PROJECT STORY
Situation, Work, and Result
Situation
This was not a typical residential tree planting. The tree was a roughly 20-foot maple with an 80-inch root ball, which put the work into equipment-class territory. A tree that size cannot be treated like a small nursery container. The access, handling, hole prep, and set all need to match the weight and scale of the root ball. The site helped because the soil was high quality and the dig was clean, but the project still required the kind of tree-moving background that most residential crews do not bring to a yard.
The Work
The maple was moved with a skid steer and planted using a tree spade attachment.
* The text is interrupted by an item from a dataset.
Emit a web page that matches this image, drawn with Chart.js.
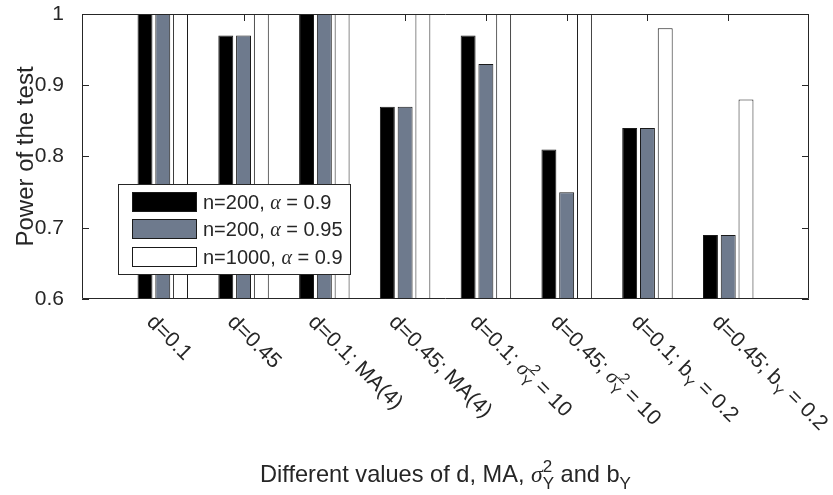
<!DOCTYPE html>
<html>
<head>
<meta charset="utf-8">
<script src="https://cdn.jsdelivr.net/npm/chart.js@4.4.1/dist/chart.umd.min.js"></script>
<style>
  html, body { margin: 0; padding: 0; background: #fff; }
  #wrap { width: 833px; height: 495px; }
</style>
</head>
<body>
<div id="wrap"><canvas id="chart" width="833" height="495"></canvas></div>
<script>
// categories use ^{..} for superscripts and _{..} for subscripts
const categories = [
  "d=0.1",
  "d=0.45",
  "d=0.1; MA(4)",
  "d=0.45; MA(4)",
  "d=0.1; σ^{2}_{Y} = 10",
  "d=0.45; σ^{2}_{Y} = 10",
  "d=0.1; b_{Y} = 0.2",
  "d=0.45; b_{Y} = 0.2"
];

const seriesLabels = ["n=200, α = 0.9", "n=200, α = 0.95", "n=1000, α = 0.9"];
const n200a90 = [1, 0.97, 1, 0.87, 0.97, 0.81, 0.84, 0.69];
const n200a95 = [1, 0.97, 1, 0.87, 0.93, 0.75, 0.84, 0.69];
const n1000a90 = [1, 1, 1, 1, 1, 1, 0.98, 0.88];
const seriesColors = ["#000000", "#6e7a8d", "#ffffff"];

const yTickLabels = ["0.6", "0.7", "0.8", "0.9", "1"];
const xTitle = "Different values of d, MA, σ^{2}_{Y} and b_{Y}";
const yTitle = "Power of the test";

const AXIS_COLOR = "#262626";
const SANS = '"Liberation Sans", Arial, sans-serif';
const SERIF = '"Liberation Serif", "Times New Roman", serif';

function parseRich(str) {
  const parts = [];
  let buf = "";
  let i = 0;
  while (i < str.length) {
    const c = str[i];
    if ((c === "^" || c === "_") && str[i + 1] === "{") {
      if (buf) { parts.push({ t: buf, k: "n" }); buf = ""; }
      const end = str.indexOf("}", i);
      parts.push({ t: str.slice(i + 2, end), k: c === "^" ? "sup" : "sub" });
      i = end + 1;
    } else {
      buf += c;
      i++;
    }
  }
  if (buf) parts.push({ t: buf, k: "n" });
  return parts;
}

function layoutRich(ctx, str, size) {
  const ops = [];
  let x = 0;
  let prev = null;
  let supStart = 0, supW = 0;
  parseRich(str).forEach(p => {
    if (p.k === "n") {
      p.t.split(/([α-ω]+)/).forEach(run => {
        if (!run) return;
        const greek = /[α-ω]/.test(run);
        const font = greek ? `italic ${size}px ${SERIF}` : `${size}px ${SANS}`;
        ctx.font = font;
        const w = ctx.measureText(run).width;
        ops.push({ text: run, font, dx: x, dy: 0 });
        x += w;
      });
    } else {
      const font = `${Math.round(size * 0.72)}px ${SANS}`;
      ctx.font = font;
      const w = ctx.measureText(p.t).width;
      if (p.k === "sup") {
        ops.push({ text: p.t, font, dx: x, dy: -size * 0.42 });
        supStart = x; supW = w;
        x += w;
      } else if (prev === "sup") {
        ops.push({ text: p.t, font, dx: supStart, dy: size * 0.3 });
        x = supStart + Math.max(supW, w);
      } else {
        ops.push({ text: p.t, font, dx: x, dy: size * 0.3 });
        x += w;
      }
    }
    prev = p.k;
  });
  return { ops, width: x };
}

function drawRich(ctx, str, size, x, y, angle, align) {
  const lay = layoutRich(ctx, str, size);
  ctx.save();
  ctx.translate(x, y);
  ctx.rotate(angle);
  const off = align === "center" ? -lay.width / 2 : 0;
  ctx.textAlign = "left";
  ctx.textBaseline = "alphabetic";
  ctx.fillStyle = AXIS_COLOR;
  lay.ops.forEach(o => {
    ctx.font = o.font;
    ctx.fillText(o.text, o.dx + off, o.dy);
  });
  ctx.restore();
}

const matlabAxes = {
  id: "matlabAxes",
  beforeDatasetsDraw(chart) {
    const { ctx, chartArea: a, scales } = chart;
    const tl = 7;
    ctx.save();
    ctx.strokeStyle = AXIS_COLOR;
    ctx.lineWidth = 1;
    ctx.beginPath();
    scales.y.ticks.forEach(t => {
      const py = Math.round(scales.y.getPixelForValue(t.value)) + 0.5;
      ctx.moveTo(a.left, py); ctx.lineTo(a.left + tl, py);
      ctx.moveTo(a.right, py); ctx.lineTo(a.right - tl, py);
    });
    categories.forEach((c, i) => {
      const px = Math.round(scales.x.getPixelForValue(i + 1)) + 0.5;
      ctx.moveTo(px, a.bottom); ctx.lineTo(px, a.bottom - tl);
      ctx.moveTo(px, a.top); ctx.lineTo(px, a.top + tl);
    });
    ctx.stroke();
    ctx.restore();
  },
  afterDatasetsDraw(chart) {
    const { ctx, chartArea: a, scales } = chart;
    const L = Math.round(a.left) + 0.5, R = Math.round(a.right) - 0.5;
    const T = Math.round(a.top) + 0.5, B = Math.round(a.bottom) - 0.5;
    ctx.save();
    ctx.strokeStyle = AXIS_COLOR;
    ctx.lineWidth = 1;
    ctx.beginPath();
    ctx.moveTo(L, T); ctx.lineTo(R, T); ctx.lineTo(R, B); ctx.lineTo(L, B); ctx.closePath();
    ctx.stroke();
    ctx.restore();

    // rotated category labels
    categories.forEach((c, i) => {
      const px = scales.x.getPixelForValue(i + 1);
      drawRich(ctx, c, 21.3, px - 17, a.bottom + 24, Math.PI / 4, "left");
    });

    // axis titles
    drawRich(ctx, xTitle, 23.6, (a.left + a.right) / 2, 482, 0, "center");
    ctx.save();
    ctx.fillStyle = AXIS_COLOR;
    ctx.font = `24px ${SANS}`;
    ctx.textAlign = "center";
    ctx.textBaseline = "alphabetic";
    ctx.translate(33, (a.top + a.bottom) / 2);
    ctx.rotate(-Math.PI / 2);
    ctx.fillText(yTitle, 0, 0);
    ctx.restore();

    // legend box
    const lx = 118, ly = 184, lw = 232, lh = 90;
    ctx.save();
    ctx.fillStyle = "#ffffff";
    ctx.fillRect(lx, ly, lw, lh);
    ctx.strokeStyle = AXIS_COLOR;
    ctx.lineWidth = 1;
    ctx.strokeRect(lx + 0.5, ly + 0.5, lw, lh);
    chart.data.datasets.forEach((ds, i) => {
      const cy = 201.7 + i * 27.5;
      ctx.fillStyle = ds.backgroundColor;
      ctx.fillRect(132, Math.round(cy - 10), 65, 20);
      ctx.strokeStyle = "#1a1a1a";
      ctx.strokeRect(132.5, Math.round(cy - 10) + 0.5, 64, 19);
      drawRich(ctx, ds.label, 20, 203, cy + 7, 0, "left");
    });
    ctx.restore();
  }
};

function makeDataset(label, values, color) {
  return {
    label,
    data: [null, ...values, null],
    backgroundColor: color,
    borderColor: "#1a1a1a",
    borderWidth: 1,
    categoryPercentage: 0.66,
    barPercentage: 0.84
  };
}

document.addEventListener("DOMContentLoaded", () => {
  const ctx = document.getElementById("chart");
  new Chart(ctx, {
    type: "bar",
    data: {
      labels: ["", ...categories, ""],
      datasets: [
        makeDataset(seriesLabels[0], n200a90, seriesColors[0]),
        makeDataset(seriesLabels[1], n200a95, seriesColors[1]),
        makeDataset(seriesLabels[2], n1000a90, seriesColors[2])
      ]
    },
    options: {
      responsive: false,
      animation: false,
      layout: { padding: { top: 14, right: 24, left: 0, bottom: 0 } },
      plugins: { legend: { display: false }, tooltip: { enabled: false } },
      scales: {
        x: {
          offset: false,
          grid: { display: false },
          border: { display: false },
          ticks: { display: false },
          afterFit(scale) { scale.height = 196; }
        },
        y: {
          min: 0.6,
          max: 1,
          grid: { display: false },
          border: { display: false },
          ticks: {
            stepSize: 0.1,
            padding: 10,
            color: AXIS_COLOR,
            font: { family: SANS, size: 21 },
            callback: (v) => yTickLabels[Math.round((v - 0.6) * 10)]
          },
          afterFit(scale) {
            scale.width = 82;
            scale.paddingTop = 0;
            scale.paddingBottom = 0;
          }
        }
      }
    },
    plugins: [matlabAxes]
  });
});
</script>
</body>
</html>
That equipment mattered because it let the crew handle the 80-inch root ball with control instead of fighting the tree by hand. The clean dig and good soil conditions gave the install the right starting point. From there, the crew had to place the tree, keep the root ball stable, and finish the planting zone without turning the area into a rough construction scar. The visible mulch ring is only the final detail. The core work happened in the equipment handling and set.
Result
The finished install shows why large-tree planting is a different class of work. The maple brought immediate scale to the property, but the project only worked because the crew could move and plant a tree with an 80-inch root ball safely and cleanly. Orlando had run farm-scale tree crews for years before founding the company, and that background fits this kind of job. It is still a residential landscape result, but the install itself belonged closer to farm and estate tree work than a standard shovel-dug planting visit.